▸ **Prompt**:
Give the number of lines that hold the string "chart". Nothing else is needed.

────────

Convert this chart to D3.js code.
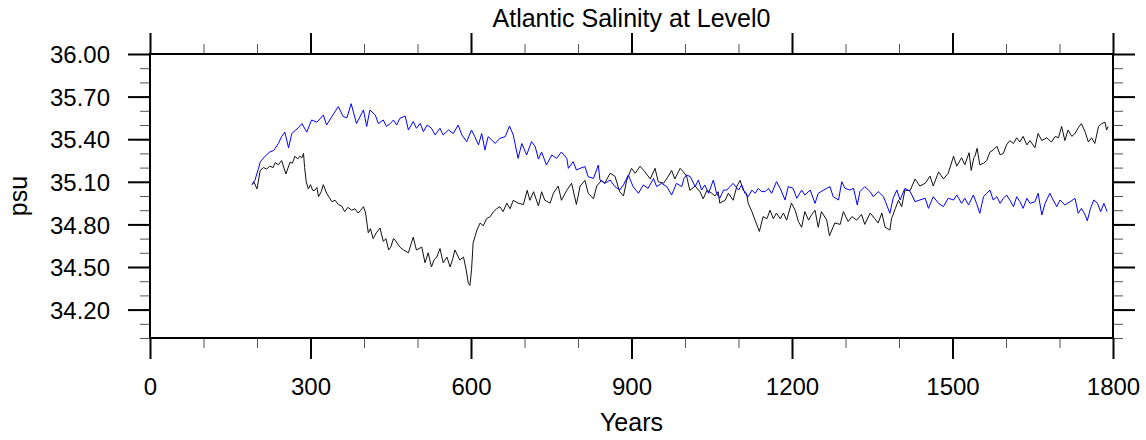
<!DOCTYPE html>
<html>
<head>
<meta charset="utf-8">
<script src="https://cdn.jsdelivr.net/npm/d3@7"></script>
<style>
  body { margin: 0; background: #fff; }
  svg text { font-family: "Liberation Sans", Arial, Helvetica, sans-serif; fill: #000; }
</style>
</head>
<body>
<div id="chart"></div>
<script>
// Black series (years, psu)
const blackYears = [191,194,200,206,212,218,224,230,234,240,246,254,262,266,271,276,280,284,287,289,292,296,300,304,308,312,315,320,324,330,335,340,346,352,358,364,370,377,383,389,394,399,403,408,412,417,423,430,436,441,446,450,455,
  458,467,474,483,492,498,508,514,520,526,531,536,542,548,555,561,566,570,579,586,591,595,598,601,604,608,611,617,623,629,636,642,648,654,660,667,673,679,688,698,705,710,717,
  726,732,738,748,754,763,769,779,788,797,804,813,819,829,835,844,850,860,869,878,885,891,900,907,916,925,935,944,950,960,969,975,981,991,
  997,1003,1009,1019,1028,1034,1041,1050,1056,1062,1065,1075,1081,1090,1097,1103,1109,1115,1118,1125,1131,1139,1146,1153,1159,1165,1171,1178,1184,1190,1199,1206,1212,1218,1224,1231,1237,1243,1249,1255,1265,1270,
  1280,1290,1296,1305,1312,1321,1330,1336,1346,1355,1361,1368,1374,1383,1386,1393,1399,1405,1411,1421,1430,1439,1449,1458,1464,1474,1483,1492,1502,1508,1517,1523,1531,1535,1540,
  1542,1546,1551,1558,1564,1570,1576,1583,1589,1595,1601,1607,1614,1620,1626,1632,1639,1645,1654,1660,1667,1676,1685,1692,1698,1704,1710,1716,1723,1729,1735,1741,1748,1754,1760,1766,1773,1779,1785,1788,1791];
const blackValues = [35.08,35.10,35.05,35.18,35.20,35.19,35.21,35.20,35.235,35.22,35.25,35.155,35.24,35.23,35.28,35.26,35.28,35.27,35.30,35.20,35.10,35.05,35.08,35.04,35.04,35.06,34.995,35.03,35.08,35.02,34.99,34.96,34.97,34.94,34.93,34.89,34.92,34.90,34.91,34.88,34.90,34.925,34.88,34.74,34.77,34.70,34.74,34.775,34.68,34.70,34.62,34.64,34.70,
  34.69,34.64,34.62,34.60,34.71,34.62,34.64,34.53,34.60,34.50,34.55,34.57,34.63,34.53,34.57,34.50,34.56,34.62,34.55,34.57,34.48,34.385,34.37,34.48,34.67,34.72,34.76,34.81,34.79,34.84,34.855,34.89,34.91,34.925,34.89,34.95,34.91,34.97,34.95,34.94,35.04,34.97,35.03,
  34.93,35.03,34.97,34.95,35.02,35.07,34.97,35.04,35.09,34.94,35.07,35.11,35.02,34.98,35.07,35.11,35.09,35.16,35.14,35.03,35.00,35.11,35.195,35.16,35.21,35.17,35.12,35.195,35.10,35.09,35.14,35.18,35.12,35.195,
  35.17,35.14,35.04,35.07,35.03,34.98,35.04,35.02,35.00,35.03,34.95,34.97,35.02,34.97,35.07,35.11,35.04,35.02,34.95,34.89,34.83,34.75,34.855,34.84,34.90,34.84,34.88,34.84,34.88,34.83,34.95,34.90,34.82,34.78,34.89,34.83,34.87,34.90,34.78,34.89,34.83,34.72,
  34.81,34.80,34.89,34.82,34.855,34.83,34.87,34.80,34.88,34.84,34.81,34.88,34.78,34.76,34.84,34.91,34.97,34.925,35.04,35.04,35.12,35.07,35.09,35.14,35.07,35.17,35.12,35.16,35.28,35.21,35.27,35.22,35.305,35.18,35.27,
  35.28,35.336,35.22,35.23,35.25,35.31,35.324,35.35,35.29,35.30,35.36,35.39,35.37,35.41,35.38,35.42,35.36,35.39,35.34,35.44,35.39,35.41,35.38,35.42,35.41,35.49,35.39,35.465,35.42,35.44,35.48,35.51,35.45,35.38,35.41,35.37,35.49,35.51,35.52,35.465,35.49];

// Blue series (years, psu)
const blueYears = [191,196,203,206,215,224,231,240,246,252,259,265,277,284,293,302,312,324,330,340,352,361,368,376,386,399,405,411,421,427,436,442,
  449,455,461,467,477,483,492,498,505,511,518,526,533,542,548,558,567,576,583,592,601,607,614,620,626,632,639,645,654,664,672,679,688,695,704,713,720,
  726,732,741,751,760,769,779,782,791,797,804,813,819,829,838,841,850,860,869,878,885,894,903,913,922,931,941,947,956,966,975,984,994,998,
  1003,1010,1019,1025,1031,1037,1044,1053,1059,1065,1072,1078,1084,1090,1100,1106,1112,1118,1125,1131,1137,1143,1150,1156,1162,1171,1178,1187,1193,1202,1209,1218,1224,1234,1243,1249,1259,1265,
  1271,1277,1287,1293,1299,1308,1315,1322,1327,1336,1346,1352,1361,1371,1377,1383,1389,1396,1402,1411,1421,1430,1439,1449,1455,1464,1474,1483,1492,1502,1508,1517,1523,1530,1539,
  1545,1551,1558,1564,1570,1576,1583,1589,1595,1601,1607,1614,1620,1626,1632,1639,1645,1654,1660,1667,1673,1682,1688,1695,1701,1710,1720,1729,1735,1741,1748,1752,1758,1764,1771,1777,1783,1789];
const blueValues = [35.08,35.11,35.195,35.24,35.28,35.31,35.32,35.37,35.418,35.45,35.34,35.44,35.48,35.51,35.45,35.535,35.52,35.57,35.50,35.56,35.63,35.56,35.55,35.65,35.51,35.606,35.49,35.606,35.57,35.51,35.535,35.49,
  35.51,35.535,35.50,35.547,35.563,35.465,35.524,35.477,35.512,35.453,35.50,35.477,35.43,35.477,35.43,35.465,35.44,35.50,35.43,35.383,35.465,35.418,35.36,35.44,35.324,35.418,35.394,35.37,35.406,35.418,35.493,35.43,35.265,35.37,35.289,35.383,35.348,
  35.26,35.31,35.218,35.289,35.265,35.31,35.265,35.195,35.242,35.183,35.195,35.207,35.136,35.124,35.218,35.113,35.089,35.113,35.066,35.042,35.078,35.148,35.066,35.019,35.078,35.054,35.124,35.066,35.089,35.066,35.007,35.089,35.066,35.124,
  35.148,35.136,35.066,35.113,35.042,35.078,35.019,35.113,35.019,34.984,35.042,35.042,35.066,35.089,35.042,35.078,35.019,34.995,35.042,35.019,35.054,35.031,35.031,35.054,35.019,35.101,35.054,34.972,35.066,35.054,34.984,35.042,35.007,35.042,34.948,35.019,35.042,35.054,
  35.066,34.995,34.972,35.101,35.054,35.042,35.054,34.937,35.031,35.066,35.031,34.995,35.031,34.995,34.937,34.878,34.984,35.042,34.972,35.054,35.031,34.960,34.972,34.984,34.913,34.995,34.948,34.925,34.984,34.972,35.007,34.948,34.984,34.937,35.007,
  34.948,34.878,34.995,35.019,35.042,34.972,34.995,34.948,34.984,35.007,34.972,34.925,34.995,34.960,34.913,34.984,34.948,34.960,35.019,34.866,34.948,35.019,34.972,34.925,34.972,34.937,34.960,34.984,34.878,34.913,34.866,34.826,34.913,34.972,34.948,34.890,34.948,34.890];

const xMajor = [0, 300, 600, 900, 1200, 1500, 1800];
const xMinor = d3.range(0, 1801, 100);
const yMajor = [34.2, 34.5, 34.8, 35.1, 35.4, 35.7, 36.0];
const yMinor = d3.range(340, 361, 1).map(d => d / 10);

const width = 1146, height = 440;
const pLeft = 150, pRight = 1113, pTop = 54, pBottom = 338;

const svg = d3.select("#chart").append("svg")
  .attr("width", width)
  .attr("height", height);

const x = d3.scaleLinear().domain([0, 1800]).range([pLeft, pRight]);
const y = d3.scaleLinear().domain([34, 36]).range([pBottom, pTop]);

// series
const line = d3.line().x(d => x(d[0])).y(d => y(d[1]));
svg.append("path")
  .attr("d", line(blackYears.map((yr, i) => [yr, blackValues[i]])))
  .attr("fill", "none").attr("stroke", "#111").attr("stroke-width", 1);
svg.append("path")
  .attr("d", line(blueYears.map((yr, i) => [yr, blueValues[i]])))
  .attr("fill", "none").attr("stroke", "#0000ff").attr("stroke-width", 1);

// axes
function styleAxis(g, w, col) {
  g.select(".domain").remove();
  g.selectAll(".tick line").attr("stroke", col).attr("stroke-width", w);
}
const noLab = () => "";

svg.append("g").attr("transform", `translate(0,${pBottom})`)
  .call(d3.axisBottom(x).tickValues(xMinor).tickSize(10).tickFormat(noLab))
  .call(g => styleAxis(g, 1, "#555"));
svg.append("g").attr("transform", `translate(0,${pTop})`)
  .call(d3.axisTop(x).tickValues(xMinor).tickSize(10).tickFormat(noLab))
  .call(g => styleAxis(g, 1, "#555"));
svg.append("g").attr("transform", `translate(${pLeft},0)`)
  .call(d3.axisLeft(y).tickValues(yMinor).tickSize(10).tickFormat(noLab))
  .call(g => styleAxis(g, 1, "#555"));
svg.append("g").attr("transform", `translate(${pRight},0)`)
  .call(d3.axisRight(y).tickValues(yMinor).tickSize(10).tickFormat(noLab))
  .call(g => styleAxis(g, 1, "#555"));

const xb = svg.append("g").attr("transform", `translate(0,${pBottom})`)
  .call(d3.axisBottom(x).tickValues(xMajor).tickSize(21).tickFormat(d3.format("d")))
  .call(g => styleAxis(g, 2, "#000"));
xb.selectAll("text").attr("y", 57).attr("dy", null)
  .attr("font-size", 24).attr("font-family", null);

svg.append("g").attr("transform", `translate(0,${pTop})`)
  .call(d3.axisTop(x).tickValues(xMajor).tickSize(21).tickFormat(noLab))
  .call(g => styleAxis(g, 2, "#000"));

const yl = svg.append("g").attr("transform", `translate(${pLeft},0)`)
  .call(d3.axisLeft(y).tickValues(yMajor).tickSize(22).tickFormat(d3.format(".2f")))
  .call(g => styleAxis(g, 2, "#000"));
yl.selectAll("text").attr("x", -40).attr("dy", "0.36em")
  .attr("font-size", 24).attr("font-family", null);

svg.append("g").attr("transform", `translate(${pRight},0)`)
  .call(d3.axisRight(y).tickValues(yMajor).tickSize(22).tickFormat(noLab))
  .call(g => styleAxis(g, 2, "#000"));

// frame
svg.append("rect")
  .attr("x", pLeft).attr("y", pTop)
  .attr("width", pRight - pLeft).attr("height", pBottom - pTop)
  .attr("fill", "none").attr("stroke", "#000").attr("stroke-width", 2);

// titles
svg.append("text")
  .attr("x", (pLeft + pRight) / 2).attr("y", 27)
  .attr("text-anchor", "middle").attr("font-size", 25)
  .text("Atlantic Salinity at Level0");
svg.append("text")
  .attr("x", (pLeft + pRight) / 2).attr("y", 431)
  .attr("text-anchor", "middle").attr("font-size", 25)
  .text("Years");
svg.append("text")
  .attr("transform", `translate(27,${(pTop + pBottom) / 2}) rotate(-90)`)
  .attr("text-anchor", "middle").attr("font-size", 25)
  .text("psu");
</script>
</body>
</html>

────────

▸ **Answer below**:
3